Cada vez lo tengo más claro, no sé ustedes. Vivimos en una sociedad de gilipollas y me aterra pensar cómo seremos o cómo serán los que estén por nosotros, dentro de quince, veinte o treinta años. Al paso que va esto de la educación, desde luego que ya no podremos acusar a los pobres yanquis de ser una panda de incultos que no saben identificar Cuenca en un mapa: nosotros no sabremos ni siquiera que los mapas existen.
Pero no quiero desviarme en temas serios. Son las nueve de la mañana y dentro de, imagino, cuarenta minutos, el personal echará a correr. Eso sí que será una maratón y no la de San Silvestre. A correr, claro, para dar los últimos retoques a los regalos que faltan: el pañuelo de la abuela, los guantes del sobrino rockero, el anillito socorrido para la nena, el juguete que por fin encuentras de saldo cuando faltan diez minutos para que cierre el gran almacén que no lo ha tenido nunca... Todos como hormigas, a lo bestia, entre empujones, caritas de felicidad compungida y suspiros de las tarjetas de crédito, que las pobres están ya en las últimas.
Vale, seguimos creyendo que los sentimientos se traducen por dinero. Qué se le va a hacer. Es bonito hacer regalos, y más bonito todavía recibirlos. Si la cosa está montada como la tenemos (como la tienen) montada tampoco es plan de soltar discursetes en plan Dolores Ibarruri, a.k.a. Pasionaria.
Pero, cónchiles, es que pasado mañana (PASADO MAÑANA, jobar) todo estará un veinte o un treinta por ciento más barato. Empezarán las rebajas de enero, que ya duran hasta marzo. Y el pañuelo de la abuela, los guantes del sobrino rockero, la bufanda del papi o los calcetines del nene costarán bastante menos (el oro y los juguetes, me temo que no).
Eso me plantea, no sé a ustedes, una duda: ¿Merece la pena que yo le pida a los reyes un pantalón que no voy a poder estrenar hasta pasado mañana... si pasado mañana ese pantalón lo voy a poder comprar más barato? Sustituyan ustedes esa prenda por la que les plazca y convendrán conmigo que sale más a cuenta esperar unas nimias veinticuatro horas. El tiempo que pasamos en vacaciones dando vueltas por la ciudad a la caza y captura del regalito prendil podríamos invertirlo perfectamente en aprender artes marciales para poder hacernos con la dichosa prenda en las rebajas, que en ocasiones eso sí que es una ofensiva en toda regla y no la de la caballería de Rohan.

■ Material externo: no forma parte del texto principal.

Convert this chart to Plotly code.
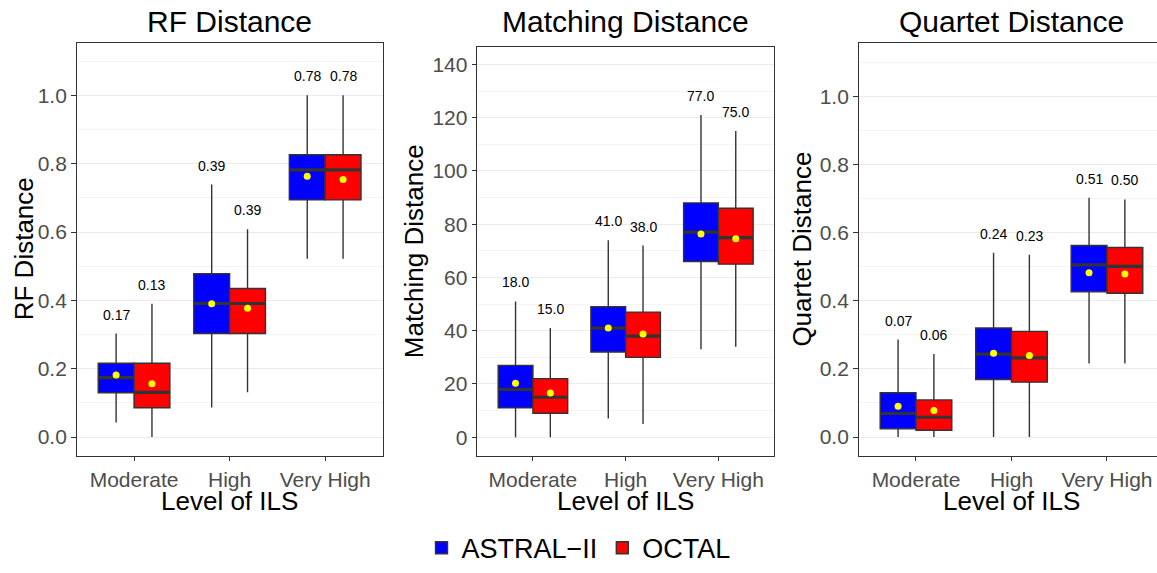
import plotly.graph_objects as go

W, H = 1157, 573

categories = ["Moderate", "High", "Very High"]
series_names = ["ASTRAL\u2212II", "OCTAL"]
series_colors = ["#0000FF", "#FF0000"]

# RF distance
rf_astral_q1 = [0.130, 0.303, 0.694]
rf_astral_med = [0.174, 0.391, 0.782]
rf_astral_q3 = [0.216, 0.478, 0.826]
rf_astral_lo = [0.043, 0.087, 0.522]
rf_astral_hi = [0.303, 0.739, 1.000]
rf_astral_mean = [0.182, 0.390, 0.763]
rf_astral_lab = ["0.17", "0.39", "0.78"]
rf_octal_q1 = [0.086, 0.303, 0.694]
rf_octal_med = [0.131, 0.391, 0.782]
rf_octal_q3 = [0.216, 0.435, 0.826]
rf_octal_lo = [0.000, 0.131, 0.522]
rf_octal_hi = [0.390, 0.608, 1.000]
rf_octal_mean = [0.156, 0.377, 0.754]
rf_octal_lab = ["0.13", "0.39", "0.78"]

# Matching distance
md_astral_q1 = [11, 32, 66]
md_astral_med = [18, 41, 77]
md_astral_q3 = [27, 49, 88]
md_astral_lo = [0, 7, 33]
md_astral_hi = [51, 74, 121]
md_astral_mean = [20.3, 41.0, 76.3]
md_astral_lab = ["18.0", "41.0", "77.0"]
md_octal_q1 = [9, 30, 65]
md_octal_med = [15, 38, 75]
md_octal_q3 = [22, 47, 86]
md_octal_lo = [0, 5, 34]
md_octal_hi = [41, 72, 115]
md_octal_mean = [16.6, 38.8, 74.5]
md_octal_lab = ["15.0", "38.0", "75.0"]

# Quartet distance
qd_astral_q1 = [0.024, 0.169, 0.426]
qd_astral_med = [0.069, 0.243, 0.505]
qd_astral_q3 = [0.130, 0.320, 0.562]
qd_astral_lo = [0.000, 0.000, 0.216]
qd_astral_hi = [0.286, 0.541, 0.702]
qd_astral_mean = [0.090, 0.246, 0.482]
qd_astral_lab = ["0.07", "0.24", "0.51"]
qd_octal_q1 = [0.020, 0.161, 0.422]
qd_octal_med = [0.058, 0.232, 0.501]
qd_octal_q3 = [0.109, 0.310, 0.556]
qd_octal_lo = [0.000, 0.000, 0.216]
qd_octal_hi = [0.244, 0.535, 0.697]
qd_octal_mean = [0.078, 0.239, 0.478]
qd_octal_lab = ["0.06", "0.23", "0.50"]

panel_titles = ["RF Distance", "Matching Distance", "Quartet Distance"]
y_titles = ["RF Distance", "Matching Distance", "Quartet Distance"]
x_title = "Level of ILS"

panels = [
    [(rf_astral_q1, rf_astral_med, rf_astral_q3, rf_astral_lo, rf_astral_hi, rf_astral_mean, rf_astral_lab),
     (rf_octal_q1, rf_octal_med, rf_octal_q3, rf_octal_lo, rf_octal_hi, rf_octal_mean, rf_octal_lab)],
    [(md_astral_q1, md_astral_med, md_astral_q3, md_astral_lo, md_astral_hi, md_astral_mean, md_astral_lab),
     (md_octal_q1, md_octal_med, md_octal_q3, md_octal_lo, md_octal_hi, md_octal_mean, md_octal_lab)],
    [(qd_astral_q1, qd_astral_med, qd_astral_q3, qd_astral_lo, qd_astral_hi, qd_astral_mean, qd_astral_lab),
     (qd_octal_q1, qd_octal_med, qd_octal_q3, qd_octal_lo, qd_octal_hi, qd_octal_mean, qd_octal_lab)],
]

# layout geometry (pixels)
px_left = [76.7, 477.3, 858.7]
px_right = [382.5, 774.0, 1157.0]
px_top = [43.3, 47.3, 44.0]
px_bottom = 462.3
x_ranges = [[0.4, 3.6], [0.4, 3.6], [0.4, 3.524]]
y_ranges = [[-0.0548, 1.154], [-7.0, 146.7], [-0.0552, 1.155]]
y_dticks = [0.2, 20, 0.2]
y_minor = [0.1, 10, 0.1]
y_formats = [".1f", "d", ".1f"]
ytitle_x = [24, 414, 802]
title_cx = [229.6, 625.7, 1011.5]

dodge = 0.1875
bw = 0.375
FONT = "Liberation Sans, Arial, sans-serif"

fig = go.Figure()
annotations = []

for p, panel in enumerate(panels):
    xa = "x" if p == 0 else f"x{p+1}"
    ya = "y" if p == 0 else f"y{p+1}"
    for s, (q1, med, q3, lo, hi, mean, lab) in enumerate(panel):
        off = -dodge if s == 0 else dodge
        xs = [i + 1 + off for i in range(len(categories))]
        fig.add_trace(go.Box(
            x=xs, q1=q1, median=med, q3=q3, lowerfence=lo, upperfence=hi,
            width=bw, whiskerwidth=0, fillcolor=series_colors[s],
            line=dict(color="#333333", width=1.4), name=series_names[s],
            legendgroup=series_names[s], showlegend=(p == 0),
            xaxis=xa, yaxis=ya, boxpoints=False, hoverinfo="skip"))
        for i in range(len(categories)):
            fig.add_trace(go.Scatter(
                x=[xs[i] - bw / 2, xs[i] + bw / 2], y=[med[i], med[i]],
                mode="lines", line=dict(color="#333333", width=3.2),
                showlegend=False, hoverinfo="skip", xaxis=xa, yaxis=ya))
        fig.add_trace(go.Scatter(
            x=xs, y=mean, mode="markers",
            marker=dict(color="#FFFF00", size=7, line=dict(width=0)),
            showlegend=False, hoverinfo="skip", xaxis=xa, yaxis=ya))
        for i in range(len(categories)):
            annotations.append(dict(
                x=xs[i], y=hi[i], xref=xa, yref=ya, text=lab[i], showarrow=False,
                yshift=19, font=dict(size=14, color="black", family=FONT)))

layout = dict(
    width=W, height=H, margin=dict(l=0, r=0, t=0, b=0),
    paper_bgcolor="white", plot_bgcolor="white", boxmode="overlay",
    font=dict(family=FONT),
    showlegend=True,
    legend=dict(orientation="h", x=0.5, xanchor="center", y=(H - 556) / H, yanchor="middle",
                font=dict(size=27, color="black", family=FONT), itemwidth=30,
                bgcolor="rgba(0,0,0,0)"),
)

for p in range(3):
    xk = "xaxis" if p == 0 else f"xaxis{p+1}"
    yk = "yaxis" if p == 0 else f"yaxis{p+1}"
    ya = "y" if p == 0 else f"y{p+1}"
    xa = "x" if p == 0 else f"x{p+1}"
    layout[xk] = dict(
        domain=[px_left[p] / W, px_right[p] / W], range=x_ranges[p], anchor=ya,
        tickmode="array", tickvals=[1, 2, 3], ticktext=categories,
        showgrid=False, zeroline=False, showline=True, mirror=True,
        linecolor="#333333", linewidth=1.3, ticks="outside", ticklen=4.5,
        tickwidth=1.2, tickcolor="#333333",
        tickfont=dict(size=21, color="#4D4D4D", family=FONT), fixedrange=True)
    layout[yk] = dict(
        domain=[(H - px_bottom) / H, (H - px_top[p]) / H], range=y_ranges[p], anchor=xa,
        dtick=y_dticks[p], tick0=0, tickformat=y_formats[p],
        showgrid=True, gridcolor="#EBEBEB", gridwidth=1.2, zeroline=False,
        minor=dict(dtick=y_minor[p], tick0=0, showgrid=True, gridcolor="#F4F4F4", gridwidth=0.8, ticks=""),
        showline=True, mirror=(p != 2), linecolor="#333333", linewidth=1.3,
        ticks="outside", ticklen=4.5, tickwidth=1.2, tickcolor="#333333",
        tickfont=dict(size=21, color="#4D4D4D", family=FONT), fixedrange=True)
    annotations.append(dict(
        x=title_cx[p] / W, y=(H - 22) / H, xref="paper", yref="paper", text=panel_titles[p],
        showarrow=False, xanchor="center", yanchor="middle",
        font=dict(size=30, color="black", family=FONT)))
    annotations.append(dict(
        x=title_cx[p] / W, y=(H - 508) / H, xref="paper", yref="paper", text=x_title,
        showarrow=False, xanchor="center", yanchor="middle",
        font=dict(size=26, color="black", family=FONT)))
    annotations.append(dict(
        x=ytitle_x[p] / W, y=(H - (px_top[p] + px_bottom) / 2) / H, xref="paper", yref="paper",
        text=y_titles[p], showarrow=False, xanchor="center", yanchor="middle", textangle=-90,
        font=dict(size=26, color="black", family=FONT)))

layout["annotations"] = annotations
fig.update_layout(**layout)
fig.write_html("out.html", config={"displayModeBar": False},
               post_script="document.body.style.margin='0px';")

Lo curioso del caso es que, además, a partir de pasado mañana el contrasentido se ampliará no ya a la ropa (con eso de que las rebajas de fin de temporada, o sea, la temporada de invierno, se hacen justo cuando el invierno está empezando), sino a casi cualquier otra cosa regalable. Y tendremos rebajas de muebles (así renové yo el salón el año pasado), de electrodomésticos, hasta de deuvedeses. Quería pedirme por reyes un par de pelis y al final he decidido que paqué, si empezará la semana de oro, el mes de oro, el trimestre de platino el miércoles y podré encontrarlas un treinta por ciento más barato si me llevo dos... y me llevaré dos, claro, que para eso estarán más baratas.
O sea, que mi santa esposa y todos nos preparamos para salir a la calle, ya digo, para comprar los últimos regalos a deshora... Y todos sabemos que hacemos el primo.
Me pregunto qué pasaría si, alguna vez, todos toditos todos decidiéramos esperar hasta el día siete. ¿Nos cargaríamos el espíritu critiano, solidario y amoroso de la Navidad? ¿Temblarían las cajas de ahorro? ¿Nos mandarían los centros comerciales los matones a casa?
Una cosa sí tengo clarísima: si eso sucediera, no tendría que buscar dónde se me esconde la visa estos días debajo de la cama.